§ **To be done**:
Your answer should be a single number: the count of lines holding the word "that".

[Data records]
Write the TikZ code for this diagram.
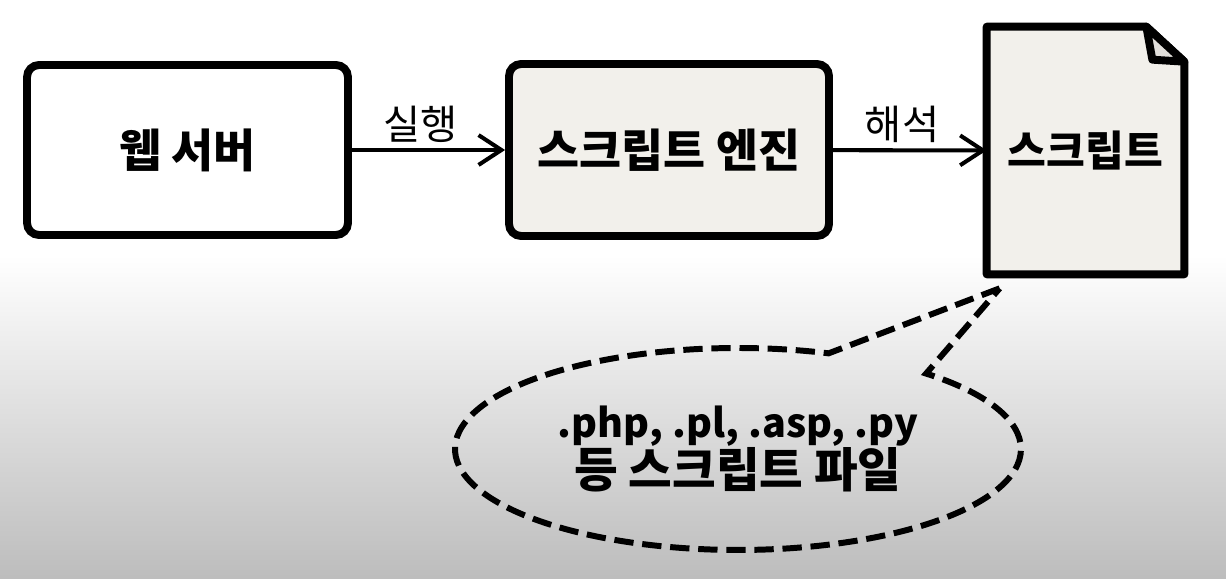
\documentclass[tikz,border=0pt]{standalone}
\usepackage{fontspec}
\setmainfont{Noto Sans CJK KR}
\usepackage{tikz}
\usetikzlibrary{positioning,shapes.callouts,arrows.meta,calc}
\definecolor{boxfill}{RGB}{242,240,235}

\begin{document}
\begin{tikzpicture}[x=0.02cm, y=-0.02cm,
  box/.style={draw, line width=4.5pt, rounded corners=0.24cm, minimum width=6.42cm, minimum height=3.4cm, font=\bfseries\fontsize{26}{30}\selectfont},
  flow/.style={line width=2.3pt, -{Straight Barb[length=13pt, width=17pt]}},
  flowlabel/.style={font=\fontsize{23}{26}\selectfont, above=0pt, pos=0.45}]
% background
\fill[white] (0,0) rectangle (1226,578);
\shade[top color=white, bottom color=black!26] (0,255) rectangle (1226,578);
\useasboundingbox (0,0) rectangle (1226,578);

\node[box, fill=white] (web) at (187.5,150) {웹 서버};
\node[box, fill=boxfill, minimum width=6.4cm, minimum height=3.44cm] (engine) at (669,150) {스크립트 엔진};

% script file with folded corner
\node[minimum width=3.94cm, minimum height=4.94cm] (doc) at (1085.5,150.5) {};
\filldraw[fill=boxfill, line width=4.5pt, line join=round] (doc.south west) -- (doc.north west) -- ($(doc.north east)+(-38,0)$) -- ($(doc.north east)+(0,35)$) -- (doc.south east) -- cycle;
\filldraw[fill=boxfill!85!gray, line width=4.5pt, line join=round] ($(doc.north east)+(-38,0)$) -- ($(doc.north east)+(-32,33)$) -- ($(doc.north east)+(0,35)$) -- cycle;
\node[font=\bfseries\fontsize{24}{28}\selectfont] (doctext) at (doc.center) {스크립트};

\draw[flow] (web) -- (engine) node[flowlabel] {실행};
\draw[flow] (engine) -- (doc) node[flowlabel] {해석};

\node[ellipse callout, draw, line width=3.4pt, dash pattern=on 11pt off 5pt, minimum width=11.32cm, minimum height=4.04cm, inner sep=0pt,
  callout absolute pointer={($(doc.south west)+(13,14)$)}, callout pointer arc=23,
  align=center, font=\bfseries\fontsize{27}{25}\selectfont] (files) at (738,449) {{\fontsize{22.5}{25}\selectfont .php, .pl, .asp, .py}\\등 스크립트 파일};
\end{tikzpicture}
\end{document}
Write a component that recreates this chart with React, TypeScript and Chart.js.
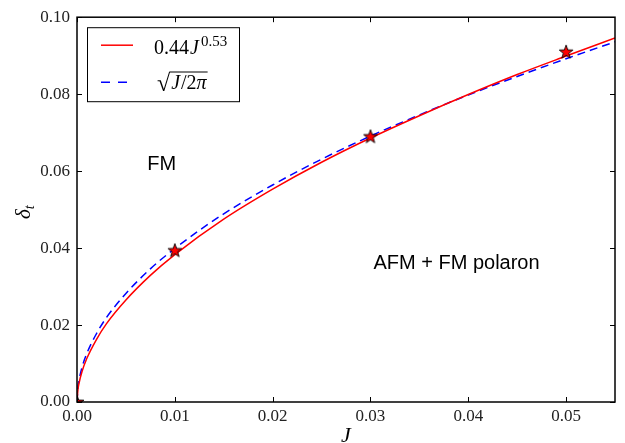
import React, { useEffect, useRef } from "react";
import { Chart, registerables } from "chart.js";

Chart.register(...registerables);

// ---- data ----
const jValues = [0, 0.0001, 0.0002, 0.0005, 0.001, 0.002, 0.003, 0.005, 0.0075, 0.01, 0.015, 0.02, 0.025, 0.03, 0.035, 0.04, 0.045, 0.05, 0.055];
const fitValues = [0, 0.0033, 0.0048, 0.0078, 0.0113, 0.0163, 0.0203, 0.0265, 0.0329, 0.0383, 0.0475, 0.0553, 0.0623, 0.0686, 0.0744, 0.0799, 0.0851, 0.0899, 0.0946];
const sqrtValues = [0, 0.004, 0.0056, 0.0089, 0.0126, 0.0178, 0.0219, 0.0282, 0.0346, 0.0399, 0.0489, 0.0564, 0.0631, 0.0691, 0.0746, 0.0798, 0.0846, 0.0892, 0.0936];
const starJ = [0, 0.01, 0.03, 0.05];
const starDelta = [0, 0.0394, 0.069, 0.091];
const xTickValues = [0, 0.01, 0.02, 0.03, 0.04, 0.05];
const yTickValues = [0, 0.02, 0.04, 0.06, 0.08, 0.1];
const xRange = [0, 0.055];
const yRange = [0, 0.1];
const regionTexts = ["FM", "AFM + FM polaron"];
const regionJ = [0.00866, 0.0388];
const regionDelta = [0.0602, 0.0346];

const RED = "#ff0000";
const BLUE = "#0000ff";
const SERIF = "'Liberation Serif', 'DejaVu Serif', serif";
const SANS = "'Liberation Sans', Arial, sans-serif";

function makeStar(): HTMLCanvasElement {
  const c = document.createElement("canvas");
  c.width = 18;
  c.height = 18;
  const g = c.getContext("2d")!;
  const cx = 9, cy = 9.4, ro = 7.2, ri = 2.9;
  g.beginPath();
  for (let i = 0; i < 10; i++) {
    const r = i % 2 === 0 ? ro : ri;
    const a = -Math.PI / 2 + (i * Math.PI) / 5;
    const px = cx + r * Math.cos(a);
    const py = cy + r * Math.sin(a);
    if (i === 0) g.moveTo(px, py);
    else g.lineTo(px, py);
  }
  g.closePath();
  g.fillStyle = RED;
  g.fill();
  g.lineWidth = 0.9;
  g.strokeStyle = "#000";
  g.stroke();
  return c;
}

const decorPlugin = {
  id: "decor",
  afterDatasetsDraw(chart: any) {
    const ctx: CanvasRenderingContext2D = chart.ctx;
    const a = chart.chartArea;
    const xs = chart.scales.x;
    const ys = chart.scales.y;
    ctx.save();
    // tick marks (inward, all four sides)
    ctx.strokeStyle = "#000";
    ctx.lineWidth = 1;
    ctx.beginPath();
    xTickValues.forEach((v) => {
      const px = Math.round(xs.getPixelForValue(v)) + 0.5;
      ctx.moveTo(px, a.bottom);
      ctx.lineTo(px, a.bottom - 5);
      ctx.moveTo(px, a.top);
      ctx.lineTo(px, a.top + 5);
    });
    yTickValues.forEach((v) => {
      const py = Math.round(ys.getPixelForValue(v)) + 0.5;
      ctx.moveTo(a.left, py);
      ctx.lineTo(a.left + 5, py);
      ctx.moveTo(a.right, py);
      ctx.lineTo(a.right - 5, py);
    });
    ctx.stroke();
    // frame
    ctx.lineWidth = 1.5;
    ctx.strokeRect(a.left, a.top, a.right - a.left, a.bottom - a.top);

    // region labels
    ctx.fillStyle = "#000";
    ctx.font = `20px ${SANS}`;
    ctx.textAlign = "center";
    ctx.textBaseline = "alphabetic";
    regionTexts.forEach((t, i) => {
      ctx.fillText(t, xs.getPixelForValue(regionJ[i]), ys.getPixelForValue(regionDelta[i]));
    });

    // legend
    const bx = a.left + 10, by = a.top + 10, bw = 152, bh = 74;
    ctx.fillStyle = "#fff";
    ctx.fillRect(bx, by, bw, bh);
    ctx.strokeStyle = "#000";
    ctx.lineWidth = 1;
    ctx.strokeRect(bx + 0.5, by + 0.5, bw, bh);
    ctx.lineWidth = 1.5;
    ctx.strokeStyle = RED;
    ctx.beginPath();
    ctx.moveTo(bx + 14, by + 18);
    ctx.lineTo(bx + 46, by + 18);
    ctx.stroke();
    ctx.strokeStyle = BLUE;
    ctx.setLineDash([9, 8]);
    ctx.beginPath();
    ctx.moveTo(bx + 14, by + 55);
    ctx.lineTo(bx + 46, by + 55);
    ctx.stroke();
    ctx.setLineDash([]);

    ctx.fillStyle = "#000";
    ctx.textAlign = "left";
    ctx.textBaseline = "alphabetic";
    let tx = bx + 67;
    const b1 = by + 27;
    ctx.font = `20px ${SERIF}`;
    ctx.fillText("0.44", tx, b1);
    tx += ctx.measureText("0.44").width + 1;
    ctx.font = `italic 20px ${SERIF}`;
    ctx.fillText("J", tx, b1);
    tx += ctx.measureText("J").width + 2;
    ctx.font = `15px ${SERIF}`;
    ctx.fillText("0.53", tx, b1 - 8);

    // sqrt(J/2π)
    const b2 = by + 62;
    tx = bx + 70;
    ctx.font = `24px ${SERIF}`;
    ctx.fillText("√", tx, b2 + 2);
    const rm = ctx.measureText("√");
    const rw = rm.width;
    const topY = b2 + 2 - rm.actualBoundingBoxAscent + 0.8;
    tx += rw - 0.5;
    const startBar = tx;
    tx += 1.5;
    ctx.font = `italic 20px ${SERIF}`;
    ctx.fillText("J", tx, b2);
    tx += ctx.measureText("J").width + 1;
    ctx.font = `20px ${SERIF}`;
    ctx.fillText("/2", tx, b2);
    tx += ctx.measureText("/2").width;
    ctx.font = `italic 20px ${SERIF}`;
    ctx.fillText("π", tx, b2);
    tx += ctx.measureText("π").width + 1;
    ctx.strokeStyle = "#000";
    ctx.lineWidth = 1;
    ctx.beginPath();
    ctx.moveTo(startBar, topY);
    ctx.lineTo(tx, topY);
    ctx.stroke();

    // axis titles
    ctx.fillStyle = "#000";
    ctx.textAlign = "center";
    ctx.font = `italic 22px ${SERIF}`;
    ctx.fillText("J", (a.left + a.right) / 2, 442);

    ctx.save();
    ctx.translate(30, 212);
    ctx.rotate(-Math.PI / 2);
    ctx.textAlign = "left";
    ctx.font = `italic 21px ${SERIF}`;
    ctx.fillText("δ", -7, 0);
    const dw = ctx.measureText("δ").width;
    ctx.font = `italic 14px ${SERIF}`;
    ctx.fillText("t", -7 + dw, 4);
    ctx.restore();

    ctx.restore();
  },
};

export default function App() {
  const ref = useRef<HTMLCanvasElement | null>(null);
  useEffect(() => {
    if (!ref.current) return;
    const star = makeStar();
    const chart = new Chart(ref.current, {
      type: "scatter",
      data: {
        datasets: [
          {
            label: "0.44J^0.53",
            data: jValues.map((x, i) => ({ x, y: fitValues[i] })),
            showLine: true,
            borderColor: RED,
            borderWidth: 1.5,
            pointRadius: 0,
            cubicInterpolationMode: "monotone",
            fill: false,
            order: 2,
          } as any,
          {
            label: "sqrt(J/2pi)",
            data: jValues.map((x, i) => ({ x, y: sqrtValues[i] })),
            showLine: true,
            borderColor: BLUE,
            borderWidth: 1.5,
            borderDash: [8, 5],
            pointRadius: 0,
            cubicInterpolationMode: "monotone",
            fill: false,
            order: 3,
          } as any,
          {
            label: "points",
            data: starJ.map((x, i) => ({ x, y: starDelta[i] })),
            showLine: false,
            pointStyle: star,
            pointRadius: 9,
            clip: 0,
            order: 1,
          } as any,
        ],
      },
      options: {
        animation: false,
        responsive: false,
        events: [],
        layout: { padding: { top: 15, right: 8, left: 0, bottom: 0 } },
        plugins: { legend: { display: false }, tooltip: { enabled: false } },
        scales: {
          x: {
            type: "linear",
            min: xRange[0],
            max: xRange[1],
            grid: { display: false, drawTicks: false },
            border: { display: false },
            afterBuildTicks: (s: any) => {
              s.ticks = xTickValues.map((v) => ({ value: v }));
            },
            afterFit: (s: any) => {
              s.height = 41;
            },
            ticks: {
              padding: 4,
              color: "#222",
              font: { family: SERIF, size: 17 },
              callback: (v: any) => Number(v).toFixed(2),
            },
          },
          y: {
            type: "linear",
            min: yRange[0],
            max: yRange[1],
            grid: { display: false, drawTicks: false },
            border: { display: false },
            afterBuildTicks: (s: any) => {
              s.ticks = yTickValues.map((v) => ({ value: v }));
            },
            afterFit: (s: any) => {
              s.width = 77;
            },
            ticks: {
              padding: 7,
              color: "#222",
              font: { family: SERIF, size: 17 },
              callback: (v: any) => Number(v).toFixed(2),
            },
          },
        },
      },
      plugins: [decorPlugin],
    });
    return () => chart.destroy();
  }, []);
  return (
    <div style={{ position: "fixed", left: 0, top: 0, width: 625, height: 443, background: "#fff" }}>
      <canvas ref={ref} width={625} height={443} style={{ display: "block" }} />
    </div>
  );
}
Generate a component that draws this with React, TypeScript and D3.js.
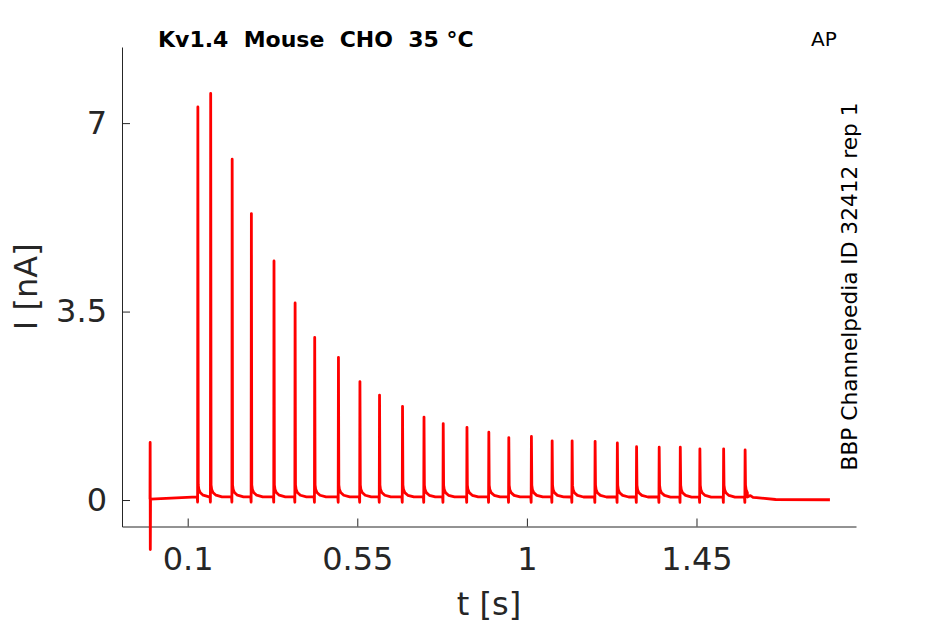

§ **Completed task**:
2